Transient stability concerns power systems containing two or more synchronous machines remaining in synchronism after a major system disturbance. System stability is a major concern to many engineers, with the increasing popularity of facilities which co-generate or maintain critical loads with in-plant generation. The transient stability study determines system design parameters and protective relay operating times necessary to maintain stability after a fault or sudden load change, and assures that critical loads will remain in service.

Reliability Centered Maintenance (RCM) studies focus the role of preventive maintenance activities on the retention of the equipment’s inherent design reliability. The backbone of RCM methodology includes first, the basic concept of reliability theory, and second, the key reliability tool known as Failure Mode and Effect Analysis (FMEA).
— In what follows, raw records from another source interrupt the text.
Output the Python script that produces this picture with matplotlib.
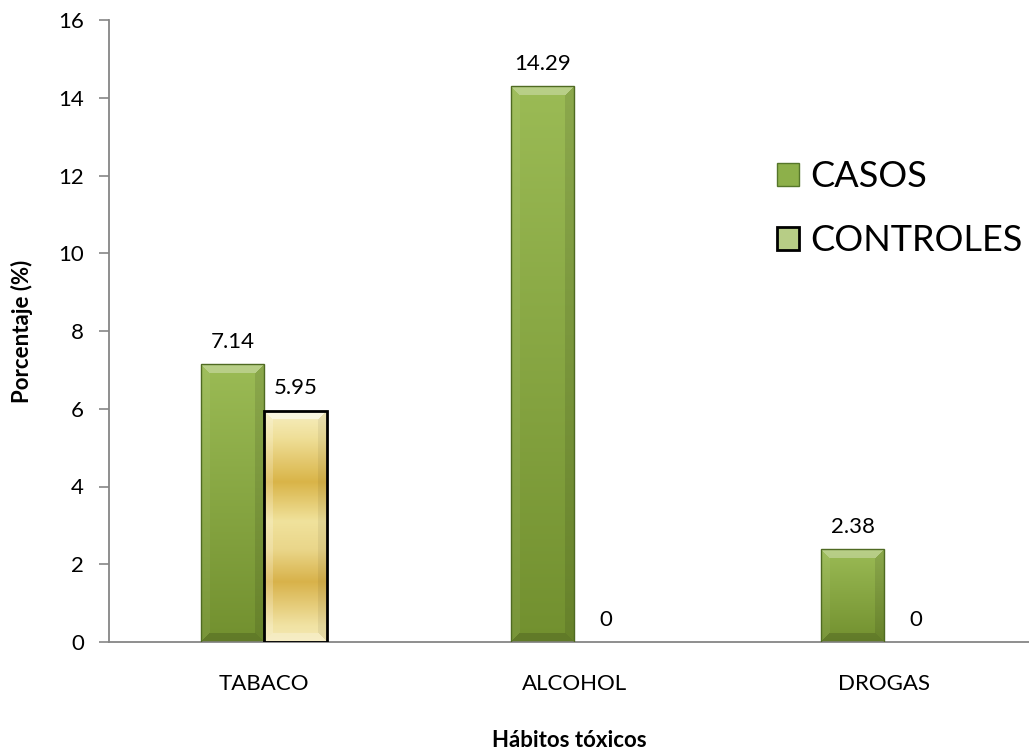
import numpy as np
import matplotlib
matplotlib.use("Agg")
import matplotlib.pyplot as plt
from matplotlib.patches import Patch
from matplotlib.colors import to_rgb

categories = ["TABACO", "ALCOHOL", "DROGAS"]
casos = [7.14, 14.29, 2.38]
controles = [5.95, 0, 0]
series_names = ["CASOS", "CONTROLES"]
yticks = [0, 2, 4, 6, 8, 10, 12, 14, 16]

plt.rcParams["font.family"] = ["Lato", "DejaVu Sans"]

fig = plt.figure(figsize=(10.29, 7.51), dpi=100)
ax = fig.add_axes([109 / 1029, 109 / 751, 920 / 1029, 622 / 751])
ax.set_xlim(-0.5, -0.5 + 920 / 310)
ax.set_ylim(0, 16)

x = np.arange(len(categories))
w = 0.203

b1 = ax.bar(x - w / 2, casos, w, facecolor="none", edgecolor="#4f6a22", linewidth=1.0, zorder=3)
b2 = ax.bar(x + w / 2, controles, w, facecolor="none", edgecolor="black", linewidth=2.0, zorder=3)
for bar in list(b1) + list(b2):
    if bar.get_height() <= 0:
        bar.set_linewidth(0)


def mix(c, other, t):
    return c * (1 - t) + np.array(other) * t


def bevel_image(hpx, wpx, body, shades, bevel=9):
    hpx = max(int(round(hpx)), 1)
    wpx = max(int(round(wpx)), 1)
    rel = (np.arange(hpx) + 0.5) / hpx
    img = np.zeros((hpx, wpx, 3))
    base = np.array([body(r) for r in rel])
    img[:] = base[:, None, :]
    ii, jj = np.mgrid[0:hpx, 0:wpx]
    d = np.stack([ii, hpx - 1 - ii, jj, wpx - 1 - jj])
    dmin = d.min(axis=0)
    which = d.argmin(axis=0)
    inside = dmin < bevel
    for k, (tgt, amt) in enumerate(shades):
        m = inside & (which == k)
        img[m] = img[m] * (1 - amt) + tgt * amt
    return img


def green_body(r):
    top = np.array(to_rgb("#9bbb55"))
    bot = np.array(to_rgb("#72902f"))
    return mix(top, bot, r)


green_shades = [(1.0, 0.30), (0.0, 0.15), (1.0, 0.05), (0.0, 0.10)]

gold_stops = [
    (0.0, "#f7efc2"),
    (0.12, "#efdf98"),
    (0.31, "#d9b448"),
    (0.48, "#f0e29c"),
    (0.60, "#ead68a"),
    (0.74, "#d8b24a"),
    (0.93, "#f1e3a4"),
    (1.0, "#f4e8b4"),
]
gold_shades = [(1.0, 0.55), (1.0, 0.25), (1.0, 0.20), (0.0, 0.06)]


def gold_body(r):
    ps = [p for p, _ in gold_stops]
    cs = np.array([to_rgb(c) for _, c in gold_stops])
    return np.array([np.interp(r, ps, cs[:, k]) for k in range(3)])


def paint(bars, body, shades):
    for bar in bars:
        h = bar.get_height()
        if h <= 0:
            continue
        x0, y0 = bar.get_x(), bar.get_y()
        x1, y1 = x0 + bar.get_width(), y0 + h
        p0 = ax.transData.transform((x0, y0))
        p1 = ax.transData.transform((x1, y1))
        img = bevel_image(abs(p1[1] - p0[1]), abs(p1[0] - p0[0]), body, shades)
        ax.imshow(img, extent=(x0, x1, y0, y1), origin="upper", aspect="auto",
                  interpolation="bilinear", zorder=2)


paint(b1, green_body, green_shades)
paint(b2, gold_body, gold_shades)
ax.set_xlim(-0.5, -0.5 + 920 / 310)
ax.set_ylim(0, 16)

for bars, vals in ((b1, casos), (b2, controles)):
    for bar, v in zip(bars, vals):
        label = "0" if v == 0 else f"{v:.2f}"
        ax.annotate(label, (bar.get_x() + bar.get_width() / 2, v),
                    xytext=(0, 16), textcoords="offset points",
                    ha="center", va="center", fontsize=16, color="black")

ax.set_xticks(x)
ax.set_xticklabels(categories, fontsize=16)
ax.set_yticks(yticks)
ax.set_yticklabels([str(t) for t in yticks], fontsize=16)
ax.tick_params(axis="x", length=0, pad=23)
ax.tick_params(axis="y", length=7, width=1.2, color="#868686", pad=11)
for s in ("top", "right"):
    ax.spines[s].set_visible(False)
for s in ("left", "bottom"):
    ax.spines[s].set_color("#868686")
    ax.spines[s].set_linewidth(1.3)

ax.set_ylabel("Porcentaje (%)", fontsize=16, fontweight="bold", labelpad=18)
ax.set_xlabel("Hábitos tóxicos", fontsize=16, fontweight="bold", labelpad=26)

handles = [
    Patch(facecolor="#8db04a", edgecolor="#55762a", linewidth=1.0),
    Patch(facecolor="#b7cd86", edgecolor="black", linewidth=2.0),
]
fig.legend(handles, series_names, loc="upper left", bbox_to_anchor=(763 / 1029, 1 - 146 / 751),
           fontsize=26, frameon=False, handlelength=0.6, handleheight=0.6,
           handletextpad=0.3, labelspacing=0.85, borderaxespad=0)

fig.savefig("out.png", dpi=100)
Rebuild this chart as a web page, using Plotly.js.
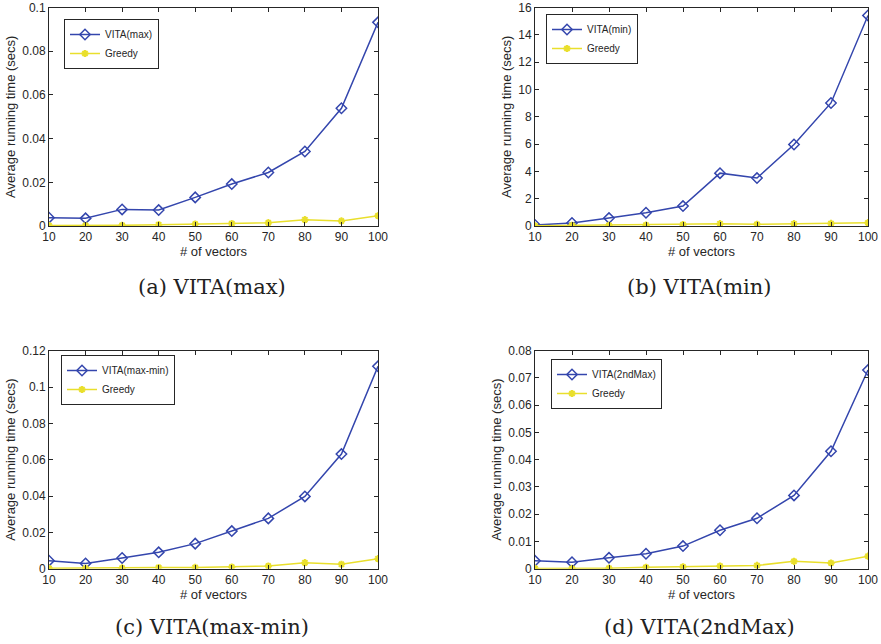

It is through this process that scheduled maintenance burden and support costs are reduced while sustaining or improving the necessary uptime and availability.

Although system inefficiencies result in higher power bills, sometimes the purchase and installation of new high efficiency transformers, motors and lighting may not be economically practical. HVM provides net worth analysis, pay back analysis, and life cycle cost analysis to demonstrate the economic practicality of additional capital costs of high efficiency equipment.

Basic system design and equipment selection must supply satisfactory power to the loads and achieve the facility’s operating requirements. Further, the system designed for today must be suitable for expansion to meet the load demands of tomorrow. The conceptual design/master plan study optimizes system design, assists in the selection of power equipment, and assures that present and future energy requirements are met.

HVM has the experience and capability to perform a broad range of specialized engineering studies and investigations such as switching transients, voltage unbalance, and ferroresonance to solve uncommon system problems.